We know that the universe has more dark and anti matter as compared to normal matter. Can there be dark matter galaxies or antimatter galaxies?
Dark matter galaxies are possible but very speculative. On a theoretical level, they are hard to form because dark matter interacts only gravitationally (see Anders Sandberg's answer), which makes it hard to lose energy and become bound structures. On an observational level, they would be hard to detect. Gravitational lensing can do something, but since one cannot actually see the galaxy, it's also hard to say where the dark galaxy is -- if there is one at all.
Still, people have studied the idea, so it's not impossible.
Antimatter galaxies: At some level the idea that there are antimatter galaxies out here is appealing. First it can solve the baryon asymmetry problem at a stroke. It's also the case that an antimatter star would shine. From long distance, it would also be practically indistinguishable from a "normal" star.
However, there are strong reasons to believe that there are no antimatter galaxies. That's because antimatter annihilates with normal matter, which leaves experimental signatures. If any part of the Earth were made of antimatter, it would immediately vanish in a flash, so we can be sure that the Earth is mostly matter. Similarly, if the Sun were made of antimatter, we would be quickly annihilated (thanks to the antimatter solar wind radiating from the anti-Sun), so we can be sure the Sun is also mostly matter. Similar arguments allow us to conclude that the Milky Way is almost entirely matter, the Local Group is almost entirely matter, etc, all the way up to the largest structures in the sky.
If antimatter galaxies exist, they are probably outside our observable universe, at which point some will argue it's no longer science.
Probably not. Dark matter should really be called "transparent matter" since it does not interact with light. This has an important consequence: it is hard for dark matter - whatever it is - to lose energy by radiating. This is why normal matter can form clouds that accrete into dense regions that in turn become galaxies and stars: energy is radiated away. But dark matter cannot do this as far as we know, so instead it forms large diffuse "halos" that surround galaxies.

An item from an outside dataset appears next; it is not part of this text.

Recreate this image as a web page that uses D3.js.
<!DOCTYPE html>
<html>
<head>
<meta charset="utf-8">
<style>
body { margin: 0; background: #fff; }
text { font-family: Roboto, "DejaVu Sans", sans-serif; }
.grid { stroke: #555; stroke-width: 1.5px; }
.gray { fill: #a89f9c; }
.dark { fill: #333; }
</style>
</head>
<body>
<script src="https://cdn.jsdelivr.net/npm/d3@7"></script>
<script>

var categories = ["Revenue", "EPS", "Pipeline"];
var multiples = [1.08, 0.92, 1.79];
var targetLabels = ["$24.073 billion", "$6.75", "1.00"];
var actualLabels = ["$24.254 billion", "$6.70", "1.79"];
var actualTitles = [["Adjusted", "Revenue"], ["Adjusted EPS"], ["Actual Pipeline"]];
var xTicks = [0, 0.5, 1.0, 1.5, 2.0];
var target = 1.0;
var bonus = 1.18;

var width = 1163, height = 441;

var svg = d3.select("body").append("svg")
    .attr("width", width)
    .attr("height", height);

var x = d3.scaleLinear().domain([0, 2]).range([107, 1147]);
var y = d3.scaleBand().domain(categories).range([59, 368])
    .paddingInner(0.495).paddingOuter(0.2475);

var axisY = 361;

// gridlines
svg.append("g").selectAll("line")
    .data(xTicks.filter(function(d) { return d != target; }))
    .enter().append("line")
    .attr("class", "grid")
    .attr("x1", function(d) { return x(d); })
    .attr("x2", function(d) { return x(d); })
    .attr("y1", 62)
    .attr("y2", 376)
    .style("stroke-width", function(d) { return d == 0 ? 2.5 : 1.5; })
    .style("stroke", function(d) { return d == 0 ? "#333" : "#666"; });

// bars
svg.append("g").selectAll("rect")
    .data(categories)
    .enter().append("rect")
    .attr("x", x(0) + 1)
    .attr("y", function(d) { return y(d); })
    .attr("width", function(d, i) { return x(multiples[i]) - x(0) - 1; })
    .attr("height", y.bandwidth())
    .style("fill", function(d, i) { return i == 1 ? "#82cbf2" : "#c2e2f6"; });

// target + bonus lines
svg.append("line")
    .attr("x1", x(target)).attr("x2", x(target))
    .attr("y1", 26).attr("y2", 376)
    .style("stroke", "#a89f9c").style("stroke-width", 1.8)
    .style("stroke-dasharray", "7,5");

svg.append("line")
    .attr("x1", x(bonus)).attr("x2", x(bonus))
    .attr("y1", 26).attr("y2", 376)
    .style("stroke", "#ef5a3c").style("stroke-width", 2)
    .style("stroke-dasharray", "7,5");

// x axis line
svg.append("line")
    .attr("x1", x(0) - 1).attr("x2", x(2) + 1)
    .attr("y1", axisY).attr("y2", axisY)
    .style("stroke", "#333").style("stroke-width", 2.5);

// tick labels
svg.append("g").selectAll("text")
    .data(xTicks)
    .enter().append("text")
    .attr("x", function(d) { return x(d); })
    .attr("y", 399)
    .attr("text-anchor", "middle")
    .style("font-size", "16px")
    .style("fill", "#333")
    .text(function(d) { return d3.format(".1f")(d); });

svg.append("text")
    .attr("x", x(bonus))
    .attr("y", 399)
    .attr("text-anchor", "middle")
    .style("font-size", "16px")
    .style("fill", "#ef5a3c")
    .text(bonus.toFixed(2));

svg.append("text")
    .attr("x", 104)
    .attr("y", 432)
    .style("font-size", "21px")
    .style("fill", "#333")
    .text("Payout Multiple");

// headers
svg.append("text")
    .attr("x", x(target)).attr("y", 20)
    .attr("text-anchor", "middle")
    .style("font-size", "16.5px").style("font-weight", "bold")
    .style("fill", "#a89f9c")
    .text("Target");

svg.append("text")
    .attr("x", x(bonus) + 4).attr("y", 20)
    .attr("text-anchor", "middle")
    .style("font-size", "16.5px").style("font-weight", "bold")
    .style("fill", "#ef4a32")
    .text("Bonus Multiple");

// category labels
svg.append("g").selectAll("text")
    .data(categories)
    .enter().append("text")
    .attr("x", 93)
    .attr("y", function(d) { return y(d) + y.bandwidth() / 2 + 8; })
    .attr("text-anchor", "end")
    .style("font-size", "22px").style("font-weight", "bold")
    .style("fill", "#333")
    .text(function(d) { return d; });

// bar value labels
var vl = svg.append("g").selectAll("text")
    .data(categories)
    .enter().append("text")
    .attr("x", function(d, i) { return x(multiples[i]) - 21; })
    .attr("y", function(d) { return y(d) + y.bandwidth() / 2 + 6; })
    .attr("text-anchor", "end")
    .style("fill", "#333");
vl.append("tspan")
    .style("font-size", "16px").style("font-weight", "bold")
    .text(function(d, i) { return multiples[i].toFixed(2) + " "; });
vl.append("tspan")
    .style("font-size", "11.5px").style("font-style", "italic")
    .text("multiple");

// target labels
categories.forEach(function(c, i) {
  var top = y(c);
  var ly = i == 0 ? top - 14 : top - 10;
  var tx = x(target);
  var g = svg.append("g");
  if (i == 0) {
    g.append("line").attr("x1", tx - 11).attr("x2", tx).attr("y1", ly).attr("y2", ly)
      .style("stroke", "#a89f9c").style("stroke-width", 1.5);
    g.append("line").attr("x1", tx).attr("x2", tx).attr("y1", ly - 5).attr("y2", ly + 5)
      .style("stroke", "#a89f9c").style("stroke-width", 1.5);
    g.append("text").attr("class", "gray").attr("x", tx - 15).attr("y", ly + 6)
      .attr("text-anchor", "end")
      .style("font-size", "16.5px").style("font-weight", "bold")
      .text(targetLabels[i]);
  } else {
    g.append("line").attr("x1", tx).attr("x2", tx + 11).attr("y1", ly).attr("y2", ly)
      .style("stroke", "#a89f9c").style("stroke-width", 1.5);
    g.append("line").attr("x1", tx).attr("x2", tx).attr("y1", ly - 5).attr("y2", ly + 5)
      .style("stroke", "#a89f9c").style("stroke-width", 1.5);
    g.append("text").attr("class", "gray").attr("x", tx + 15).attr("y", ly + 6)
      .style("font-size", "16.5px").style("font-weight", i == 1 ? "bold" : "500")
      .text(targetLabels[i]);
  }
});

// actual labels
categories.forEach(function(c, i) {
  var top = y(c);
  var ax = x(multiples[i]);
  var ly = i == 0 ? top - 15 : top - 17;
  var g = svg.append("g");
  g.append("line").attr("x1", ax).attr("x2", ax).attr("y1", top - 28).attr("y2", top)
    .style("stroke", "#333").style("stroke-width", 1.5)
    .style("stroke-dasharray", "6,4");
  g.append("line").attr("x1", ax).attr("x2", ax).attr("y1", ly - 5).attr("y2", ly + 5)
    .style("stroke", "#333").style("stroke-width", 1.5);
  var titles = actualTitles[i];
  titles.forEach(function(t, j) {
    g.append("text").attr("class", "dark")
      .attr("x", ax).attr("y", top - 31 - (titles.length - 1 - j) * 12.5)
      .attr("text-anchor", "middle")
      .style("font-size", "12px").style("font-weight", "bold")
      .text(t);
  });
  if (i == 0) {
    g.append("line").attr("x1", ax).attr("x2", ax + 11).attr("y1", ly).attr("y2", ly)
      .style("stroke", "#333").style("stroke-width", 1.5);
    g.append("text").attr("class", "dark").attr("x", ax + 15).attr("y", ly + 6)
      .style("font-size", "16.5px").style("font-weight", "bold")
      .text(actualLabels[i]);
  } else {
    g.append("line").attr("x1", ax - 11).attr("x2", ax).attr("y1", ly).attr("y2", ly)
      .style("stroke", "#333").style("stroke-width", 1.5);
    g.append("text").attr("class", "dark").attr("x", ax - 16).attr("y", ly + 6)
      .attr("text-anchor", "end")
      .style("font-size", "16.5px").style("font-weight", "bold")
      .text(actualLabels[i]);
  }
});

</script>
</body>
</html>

Antimatter is completely different from dark matter. For some reason (important research topic) there is far more normal matter than antimatter in the universe, and all primordial antimatter is likely to have reacted with the matter in the early eras. Hence there are not going to be enough of it to form antiplanets, stars or galaxies.
Gravitational lensing observations suggest that there is a large mass of dark matter on either side of the bullet cluster, which is actually one of the major pieces of evidence that dark matter does indeed exist. This dark matter essentially "left behind" the majority of the normal matter in the galaxies it was with as two galaxy clusters collided and most of the normal matter in them got tangled up in the middle. These globs of dark matter with little normal matter probably could, if you like, be considered (in a non-technical sense) to be dark matter galaxies. They're not 100% dark matter, as most of the galaxies' stars also went with them, but they are, at least as I understand it, more dark matter than not.
This isn't the only such object; a similar collision between galaxy clusters produced the object MACS J0025.4-1222, which also consists of several galaxies worth of dust and gas stripped of their dark matter with a pile of dark matter and stars on either side.